Il direttore di Misna sull’Africa

Il direttore di Misna: impreparati di fronte alle rivolte dell’Africa

(Giovedì 21 Aprile 2011, da L’Eco di Bergamo)

Egitto esulta

L'Egitto esulta dopo la liberazione da Mubarak

Padre Carmine Curci, comboniano, direttore di Misna, l’agenzia di notizie costituita dai principali istituti missionari italiani, ha partecipato al forum organizzato dai Padri monfortani sul tema informazione e Africa, che si è tenuto presso l’istituto missionario a Redona.

Proprio per la rete capillare e informata di cui può disporre, Misna spesso capisce prima e meglio degli altri quello che sta succedendo in Africa e in Asia. È successo anche per le rivolte in Nordafrica?

«No, ci siamo trovati impreparati: nessuno se le aspettava. Pensavamo che solo la morte dei vari dittatori avrebbe portato a dei cambiamenti in Tunisia, Egitto Bahrein, Siria…non c’erano neppure movimenti sociali che potessero metterci sull’avviso. Ora guardiamo l’Arabia Saudita»

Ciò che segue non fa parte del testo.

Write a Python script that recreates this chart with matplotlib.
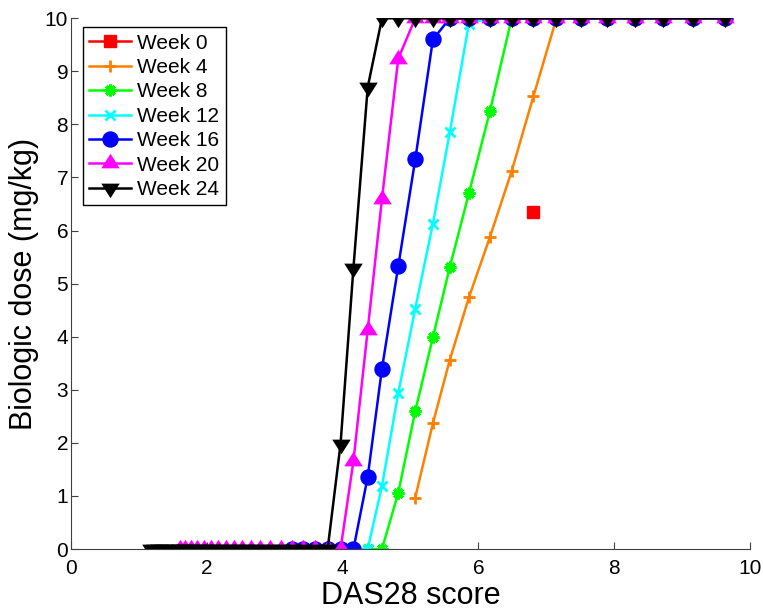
import numpy as np
import matplotlib
matplotlib.use('Agg')
import matplotlib.pyplot as plt
from matplotlib.path import Path

plt.rcParams['font.family'] = ['Liberation Sans', 'DejaVu Sans']

# DAS28 grid shared by all curves
das28 = [1.18, 1.24, 1.30, 1.37, 1.44, 1.52, 1.60, 1.68, 1.77, 1.86, 1.96, 2.06,
         2.17, 2.28, 2.40, 2.52, 2.65, 2.79, 2.93, 3.09, 3.25, 3.42, 3.59, 3.78,
         3.97, 4.16, 4.37, 4.58, 4.82, 5.07, 5.33, 5.58, 5.86, 6.17, 6.49, 6.81,
         7.15, 7.51, 7.89, 8.31, 8.72, 9.16, 9.63]

# doses, each list covers the last len(list) points of the grid
week0_x = [6.80]
week0 = [6.35]
week4 = [0.97, 2.37, 3.57, 4.74, 5.88, 7.12, 8.53,
         10, 10, 10, 10, 10, 10, 10]
week8 = [0, 0, 0, 0, 0, 0,
         1.06, 2.60, 3.99, 5.32, 6.70, 8.25,
         10, 10, 10, 10, 10, 10, 10, 10, 10]
week12 = [0, 0, 0, 0, 0, 0,
          1.19, 2.94, 4.53, 6.13, 7.86, 9.9,
          10, 10, 10, 10, 10, 10, 10, 10, 10, 10]
week16 = [0, 0, 0, 0, 0, 0,
          1.36, 3.40, 5.33, 7.34, 9.60,
          10, 10, 10, 10, 10, 10, 10, 10, 10, 10, 10, 10]
week20 = [0, 0, 0, 0, 0, 0, 0, 0, 0, 0, 0, 0, 0, 0, 0, 0, 0, 0, 0,
          1.66, 4.13, 6.60, 9.24,
          10, 10, 10, 10, 10, 10, 10, 10, 10, 10, 10, 10, 10, 10]
week24 = [0, 0, 0, 0, 0, 0, 0, 0, 0, 0, 0, 0, 0, 0, 0, 0, 0, 0, 0, 0, 0, 0, 0, 0,
          1.98, 5.30, 8.70,
          10, 10, 10, 10, 10, 10, 10, 10, 10, 10, 10, 10, 10, 10, 10, 10]

# matlab-like triangles (centred on the centroid)
tri_up = Path([(0, 1), (-0.95, -0.5), (0.95, -0.5), (0, 1)],
              [Path.MOVETO, Path.LINETO, Path.LINETO, Path.CLOSEPOLY])
tri_down = Path([(0, -1), (-0.95, 0.5), (0.95, 0.5), (0, -1)],
                [Path.MOVETO, Path.LINETO, Path.LINETO, Path.CLOSEPOLY])

fig = plt.figure(figsize=(7.63, 6.09), dpi=100)
ax = fig.add_axes([0.093, 0.0985, 0.890, 0.8715])

lw = 1.8
ax.plot(week0_x, week0, color='#ff0000', marker='s', ms=9, lw=lw, label='Week 0')
ax.plot(das28[-len(week4):], week4, color='#ff8000', marker='+', ms=9, mew=2,
        lw=lw, label='Week 4')
ax.plot(das28[-len(week8):], week8, color='#00ff00', marker=(8, 2, 0), ms=8.5,
        mew=2.2, lw=lw, label='Week 8')
ax.plot(das28[-len(week12):], week12, color='#00ffff', marker='x', ms=7.5, mew=2,
        lw=lw, label='Week 12')
ax.plot(das28[-len(week16):], week16, color='#0000ff', marker='o', ms=10.8,
        lw=lw, label='Week 16')
ax.plot(das28[-len(week20):], week20, color='#ff00ff', marker=tri_up, ms=14,
        mew=0, lw=lw, label='Week 20')
ax.plot(das28[-len(week24):], week24, color='#000000', marker=tri_down, ms=14,
        mew=0, lw=lw, label='Week 24')

ax.set_xlim(0, 10)
ax.set_ylim(0, 10)
ax.set_xticks([0, 2, 4, 6, 8, 10])
ax.set_yticks(range(0, 11))
ax.tick_params(direction='in', length=5, width=0.8, colors='#404040',
               labelsize=15, labelcolor='k')
ax.tick_params(axis='y', pad=2)
ax.tick_params(axis='x', pad=7)
for s in ['top', 'right']:
    ax.spines[s].set_visible(False)
for s in ['left', 'bottom']:
    ax.spines[s].set_color('#404040')
    ax.spines[s].set_linewidth(0.8)
ax.set_xlabel('DAS28 score', fontsize=22, labelpad=2)
ax.set_ylabel('Biologic dose (mg/kg)', fontsize=22, labelpad=4)

leg = ax.legend(loc='upper left', bbox_to_anchor=(0.0177, 0.983), borderaxespad=0,
                fontsize=15, handlelength=2.0, labelspacing=0.26,
                fancybox=False, edgecolor='k', framealpha=1, borderpad=0.3,
                handletextpad=0.3)
leg.get_frame().set_linewidth(1.0)

fig.savefig('out.png', dpi=100)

I fondamentalisti c’entrano?

«La religione non c’entra, sono i giovani, il 60% della popolazione che ha meno di 30 anni: hanno usato i social network e poi sono passati dal computer alla piazza. Questo è stato l’elemento rivoluzionario, il bisogno di gridare insieme il desiderio di democrazia e libertà. Un altro elemento di forza popolare in Tunisia e in Egitto è stato l’esercito».

Ma non in Libia?

«Sapevamo che da un anno si stava preparando un colpo di stato interno al gruppo ristretto della famiglia di Gheddafi. Poi le rivolte han fatto esplodere la gente della Cirenaica, la più messa da parte. Ma in Libia l’esercito è saldamente in mano ai figli di Gheddafi. La no fly zone non funziona, i tempi saranno lunghi. Non approvo la guerra in Libia. E chiedo a tutto il mondo pacifista, come mai nessuno è sceso in piazza contro i bombardamenti?».

Secondo lei come si sono comportati i media?

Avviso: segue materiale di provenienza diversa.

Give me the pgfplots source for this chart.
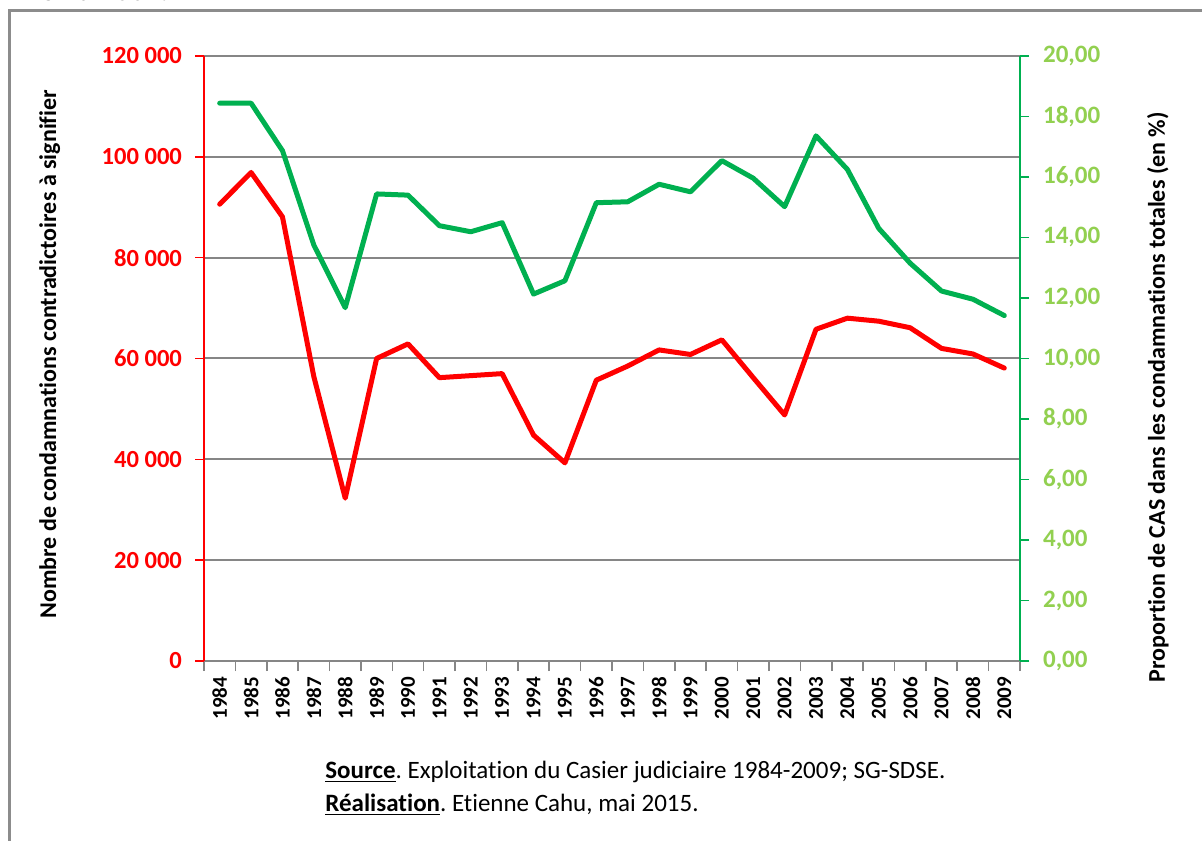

«I media italiani, sempre più provinciali, han fatto una gran confusione. Al Jazeera e Al Arabiya, con qualche bufala, si son messe fin dall’inizio contro i dittatori. Resta il problema se noi giornalisti siamo credibili in situazioni dove è difficile controllare le notizie. E occorre leggere i segnali. I ragazzi della rivoluzione hanno studiato, sanno usare internet; i giovani arabi non vogliono più famiglie numerose e cominciano a rompere l’idea che ci si sposa dentro al clan. Ma se ci si allarga, si comincia ad avere un’idea di stato. Questi elementi sono presenti in Egitto, Giordania, Tunisia e non li abbiamo tenuti in considerazione. Durante le manifestazioni non sono state bruciate bandiere degli Usa o di Israele: questo significa che la protesta era proprio contro i loro governi».

La primavera araba si estenderà a Sud del Sahara?

«Ci sono piccoli movimenti in Swazi, Camerun, Gabon, Zimbabwe. La gente vede la tv, si chiede perché lì e qui no? L’africano nero ci mette di più a organizzarsi, ma poi esplode».

Cosa deve fare la Chiesa?

«In Nordafrica deve essere prudente. Ma le porte delle chiese sono state aperte ai giovani. Per noi missionari è tempo di scelte, lasciare le parrocchie e impegnarci in scelte di formazione politica e comunicazione. Dobbiamo aiutare le giovani chiese a formare leader politici con la dottrina sociale della Chiesa, dobbiamo scambiarci informazioni e fare pressioni sui nostri governi perché le nuove voci abbiano spazio».